Date of Conferral







Felicia Blacher-Wilson


The number of teachers working in urban educational settings who have experienced student violence has increased yearly. Despite reporting these violent incidents, many teachers leave the profession between their first 5 years of teaching, identifying the limited support from school administrators as a major reason for their departure. The purpose of this basic qualitative study was to examine the perceptions of administrative support in student violence directed toward teachers in K–12, urban, southern school districts in Louisiana. Great man theory, trait theory, contingency theory, transformational leadership theory, transactional leadership theory, and laissez-faire leadership theory constituted the conceptual framework of this study.
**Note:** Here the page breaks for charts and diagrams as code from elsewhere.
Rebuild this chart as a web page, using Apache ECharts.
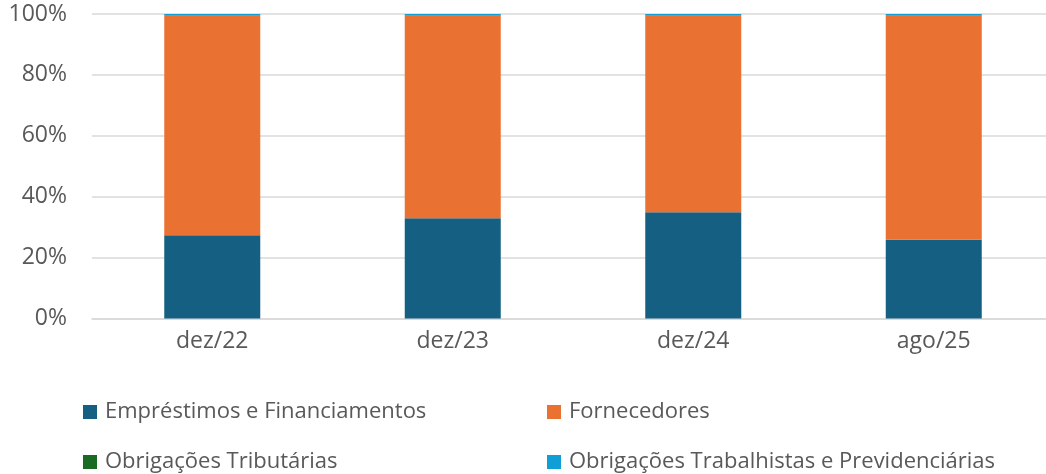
<!DOCTYPE html>
<html>
<head>
<meta charset="utf-8">
<script src="https://cdn.jsdelivr.net/npm/echarts@6/dist/echarts.min.js"></script>
<style>
html,body{margin:0;padding:0;background:#fff;}
#c{width:1046px;height:474px;}
</style>
</head>
<body>
<div id="c"></div>
<script>
const categories = ['dez/22', 'dez/23', 'dez/24', 'ago/25'];
const emprestimos = [27.3, 32.9, 34.9, 25.9];
const tributarias = [0.1, 0.1, 0.1, 0.1];
const trabalhistas = [0.3, 0.3, 0.3, 0.3];
const fornecedores = [72.3, 66.7, 64.7, 73.7];
const yTicks = [0, 20, 40, 60, 80, 100];

const seriesNames = ['Empréstimos e Financiamentos', 'Fornecedores', 'Obrigações Tributárias', 'Obrigações Trabalhistas e Previdenciárias'];
const colors = ['#156082', '#E97132', '#196B24', '#0F9ED5'];
const font = '"Open Sans", sans-serif';
const txt = '#595959';

const chart = echarts.init(document.getElementById('c'));
const legendText = {color: txt, fontSize: 22, fontFamily: font, lineHeight: 20, padding: [0, 0, 0, 3]};
chart.setOption({
  animation: false,
  color: colors,
  grid: {left: 92, top: 14, width: 962, height: 304.5, containLabel: false, outerBoundsMode: 'none'},
  legend: [
    {data: [seriesNames[0], seriesNames[2]], orient: 'vertical', left: 83, top: 401, padding: 0,
     itemWidth: 14, itemHeight: 14, itemGap: 28, icon: 'rect', textStyle: legendText},
    {data: [seriesNames[1], seriesNames[3]], orient: 'vertical', left: 547, top: 401, padding: 0,
     itemWidth: 14, itemHeight: 14, itemGap: 28, icon: 'rect', textStyle: legendText}
  ],
  xAxis: {
    type: 'category', data: categories,
    axisLine: {lineStyle: {color: '#d9d9d9', width: 1.5}},
    axisTick: {show: false},
    axisLabel: {color: txt, fontSize: 23, fontFamily: font, margin: 11}
  },
  yAxis: {
    type: 'value', min: 0, max: 100, interval: 20,
    axisLabel: {color: txt, fontSize: 23, fontFamily: font, margin: 25,
      formatter: v => yTicks.includes(v) ? v + '%' : ''},
    splitLine: {lineStyle: {color: '#d9d9d9', width: 1.5}},
    axisLine: {show: false}, axisTick: {show: false}
  },
  series: [
    {name: seriesNames[0], type: 'bar', stack: 't', data: emprestimos, barWidth: 96},
    {name: seriesNames[1], type: 'bar', stack: 't', data: fornecedores, barWidth: 96},
    {name: seriesNames[2], type: 'bar', stack: 't', data: tributarias, barWidth: 96},
    {name: seriesNames[3], type: 'bar', stack: 't', data: trabalhistas, barWidth: 96}
  ]
});
</script>
</body>
</html>
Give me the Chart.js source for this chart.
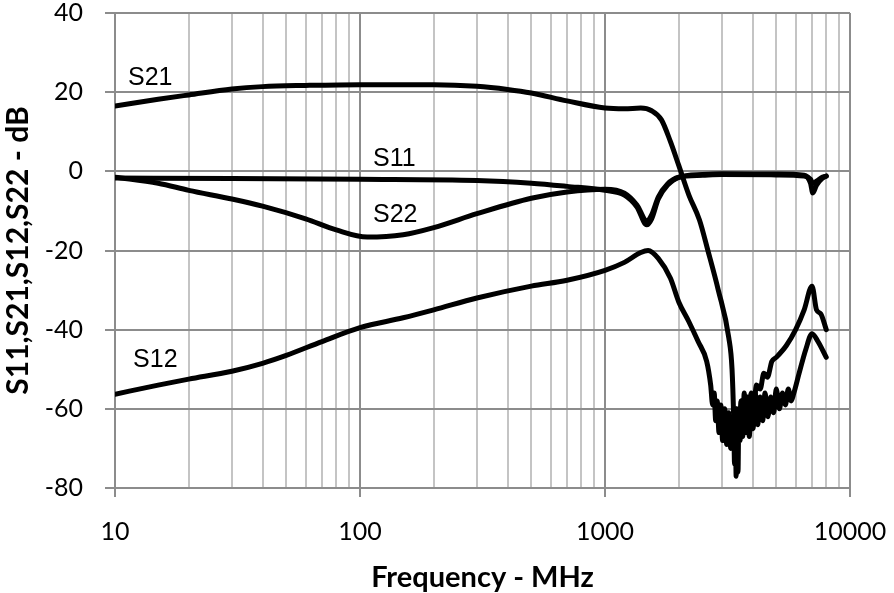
<!DOCTYPE html>
<html>
<head>
<meta charset="utf-8">
<script src="https://cdn.jsdelivr.net/npm/chart.js@4.4.1/dist/chart.umd.min.js"></script>
<style>
  html, body { margin: 0; padding: 0; background: #ffffff; }
  #wrap { width: 894px; height: 593px; position: relative; }
</style>
</head>
<body>
<div id="wrap"><canvas id="c" width="894" height="593"></canvas></div>
<script>
// ---- Data ----
const xTickLabels = [10, 100, 1000, 10000];
const yTickValues = [-80, -60, -40, -20, 0, 20, 40];

const freqS21 = [10, 15, 20, 30, 40, 60, 100, 200, 300, 400, 500, 700, 1000, 1200, 1400, 1550, 1700, 1850, 2000, 2200, 2430, 2630, 2900, 3200, 3300, 3350, 3380, 3400, 3430, 3460, 3490, 3520, 3560, 3600, 3650, 3700, 3760, 3820, 3880, 3950, 4020, 4100, 4200, 4300, 4400, 4500, 4620, 4750, 4880, 5000, 5150, 5300, 5450, 5600, 5750, 5900, 6200, 6600, 7000, 7400, 8000];
const dbS21   = [16.5, 18.2, 19.3, 20.8, 21.4, 21.7, 21.9, 21.9, 21.5, 20.7, 19.8, 17.8, 16.0, 15.8, 16.0, 15.3, 13.0, 7.5, 1.5, -6, -12.3, -20, -30, -42, -50, -62, -74, -60, -77, -62, -76, -60, -68, -58, -67, -56, -66, -57, -67, -58, -65, -56, -64, -57, -63, -56, -62, -57, -61, -55, -60, -56, -59, -55, -58, -56, -51, -45, -41, -43, -47];

const freqS12 = [10, 15, 20, 30, 40, 50, 70, 100, 150, 200, 300, 500, 700, 1000, 1200, 1400, 1500, 1650, 1850, 2000, 2200, 2400, 2600, 2700, 2750, 2790, 2830, 2870, 2920, 2970, 3020, 3080, 3140, 3200, 3260, 3320, 3380, 3450, 3520, 3600, 3680, 3760, 3850, 3950, 4050, 4150, 4300, 4450, 4600, 4800, 5000, 5500, 6000, 6500, 7000, 7300, 7600, 8000];
const dbS12   = [-56.3, -54, -52.5, -50.5, -48.5, -46.5, -43, -39.5, -37, -35, -32, -29, -27.5, -25, -23, -20.5, -20, -22, -27, -33, -38, -43, -48, -54, -59, -56, -63, -58, -66, -59, -68, -60, -69, -61, -70, -62, -68, -60, -66, -58, -64, -57, -62, -56, -59, -54, -55, -51, -52, -48, -47, -44, -40, -35, -29, -35, -36, -40];

const freqS11 = [10, 30, 100, 300, 500, 700, 1000, 1200, 1350, 1480, 1550, 1650, 1800, 2000, 2500, 3000, 5000, 6500, 6900, 7050, 7300, 7700, 8000];
const dbS11   = [-1.7, -1.8, -2.0, -2.3, -3.0, -3.8, -4.8, -6.0, -9.0, -13.5, -12.0, -7.0, -3.5, -1.5, -0.8, -0.6, -0.7, -1.0, -3.0, -5.5, -3.5, -1.8, -1.2];

const freqS22 = [10, 15, 20, 30, 40, 60, 80, 107, 150, 200, 300, 500, 700, 1000, 1200, 1350, 1480, 1550, 1650, 1800, 2000, 2500, 3000, 5000, 6500, 6900, 7050, 7300, 7700, 8000];
const dbS22   = [-1.5, -3.0, -4.8, -7.0, -8.8, -12.0, -14.8, -16.6, -16.0, -14.2, -10.7, -6.8, -5.2, -4.5, -5.5, -8.5, -12.5, -11.0, -6.5, -3.2, -1.5, -1.0, -0.8, -0.9, -1.2, -2.0, -3.0, -2.5, -1.5, -1.2];

// annotation texts with their anchor in data coordinates (left, baseline)
const seriesNames = ['S21', 'S11', 'S22', 'S12'];
const nameFreq    = [11.3, 113, 113, 11.85];
const nameDb      = [21.8, 1.3, -12.8, -49.4];

const xTitle = 'Frequency - MHz';
const yTitle = 'S11,S21,S12,S22 - dB';

// ---- helpers ----
function pts(xs, ys) { return xs.map((x, i) => ({ x: x, y: ys[i] })); }
function isDecade(v) { const l = Math.log10(v); return Math.abs(l - Math.round(l)) < 1e-9; }

const gridTicks = [];
for (let d = 10; d < 10000; d *= 10) for (let m = 1; m < 10; m++) gridTicks.push(m * d);
gridTicks.push(10000);

function ds(label, xs, ys) {
  return {
    label: label,
    data: pts(xs, ys),
    borderColor: '#000000',
    borderWidth: 5,
    pointRadius: 0,
    fill: false,
    cubicInterpolationMode: 'monotone',
    borderJoinStyle: 'round',
    borderCapStyle: 'round'
  };
}

const textPlugin = {
  id: 'texts',
  beforeDraw(chart) {
    const c = chart.ctx;
    c.save();
    c.fillStyle = '#ffffff';
    c.fillRect(0, 0, chart.width, chart.height);
    c.restore();
  },
  afterDraw(chart) {
    const c = chart.ctx;
    const xs = chart.scales.x, ys = chart.scales.y;
    c.save();
    c.fillStyle = '#000000';
    c.font = '25px "Liberation Sans", Arial, sans-serif';
    c.textAlign = 'left';
    c.textBaseline = 'alphabetic';
    seriesNames.forEach((n, i) => {
      c.fillText(n, xs.getPixelForValue(nameFreq[i]), ys.getPixelForValue(nameDb[i]));
    });
    const area = chart.chartArea;
    c.font = 'bold 29px Lato, "Open Sans", sans-serif';
    c.textAlign = 'center';
    c.fillText(xTitle, (area.left + area.right) / 2, 587);
    c.translate(28, (area.top + area.bottom) / 2);
    c.rotate(-Math.PI / 2);
    c.font = 'bold 30px Lato, "Open Sans", sans-serif';
    c.fillText(yTitle, 0, 0);
    c.restore();
  }
};

new Chart(document.getElementById('c'), {
  type: 'line',
  data: {
    datasets: [
      ds('S21', freqS21, dbS21),
      ds('S12', freqS12, dbS12),
      ds('S11', freqS11, dbS11),
      ds('S22', freqS22, dbS22)
    ]
  },
  options: {
    responsive: false,
    animation: false,
    devicePixelRatio: 1,
    layout: { padding: { top: 13, right: 44, left: 0, bottom: 0 } },
    plugins: { legend: { display: false }, tooltip: { enabled: false }, title: { display: false } },
    scales: {
      x: {
        type: 'logarithmic',
        min: 10,
        max: 10000,
        afterBuildTicks(scale) { scale.ticks = gridTicks.map(v => ({ value: v })); },
        afterFit(scale) { scale.height = 105; scale.paddingLeft = 0; scale.paddingRight = 0; },
        border: { display: true, color: '#8c8c8c', width: 2 },
        grid: {
          color: ctx => (ctx.tick && isDecade(ctx.tick.value)) ? '#8c8c8c' : '#c4c4c4',
          tickColor: ctx => (ctx.tick && isDecade(ctx.tick.value)) ? '#8c8c8c' : 'rgba(0,0,0,0)',
          lineWidth: 2,
          tickLength: 9
        },
        ticks: {
          autoSkip: false,
          maxRotation: 0,
          minRotation: 0,
          padding: 20,
          color: '#000000',
          font: { family: 'Lato, "Open Sans", sans-serif', size: 25 },
          callback: (v) => xTickLabels.includes(v) ? String(v) : ''
        }
      },
      y: {
        type: 'linear',
        min: -80,
        max: 40,
        afterBuildTicks(scale) { scale.ticks = yTickValues.map(v => ({ value: v })); },
        afterFit(scale) { scale.width = 115; scale.paddingTop = 0; scale.paddingBottom = 0; },
        border: { display: true, color: '#8c8c8c', width: 2 },
        grid: { color: '#8c8c8c', lineWidth: 2, tickLength: 10, tickColor: '#8c8c8c' },
        ticks: {
          padding: 22,
          color: '#000000',
          font: { family: 'Lato, "Open Sans", sans-serif', size: 25 }
        }
      }
    }
  },
  plugins: [textPlugin]
});
</script>
</body>
</html>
Data were collected from interviews with eight elementary, middle, and high school teachers and administrators from two separate K–12, urban, southern Louisiana school districts who have observed student violence directed toward teachers or have provided support to teachers who have experienced violence from students. The organization of the data through NVivo identified four themes: teachers receiving school-based counseling support, school district regulations hindering the administrative support to teachers, administrative leadership style determining the type of support teachers receive, and type of violence determining the level of support received. The results recognized the need to establish policies that would guide school administrators when dealing with student violence directed toward teachers. The study findings may lead to positive social change by providing school administrators and district policymakers with guidance on the teachers’ perceptions of support, which could improve the school’s culture and decrease the number of teachers leaving the educational profession.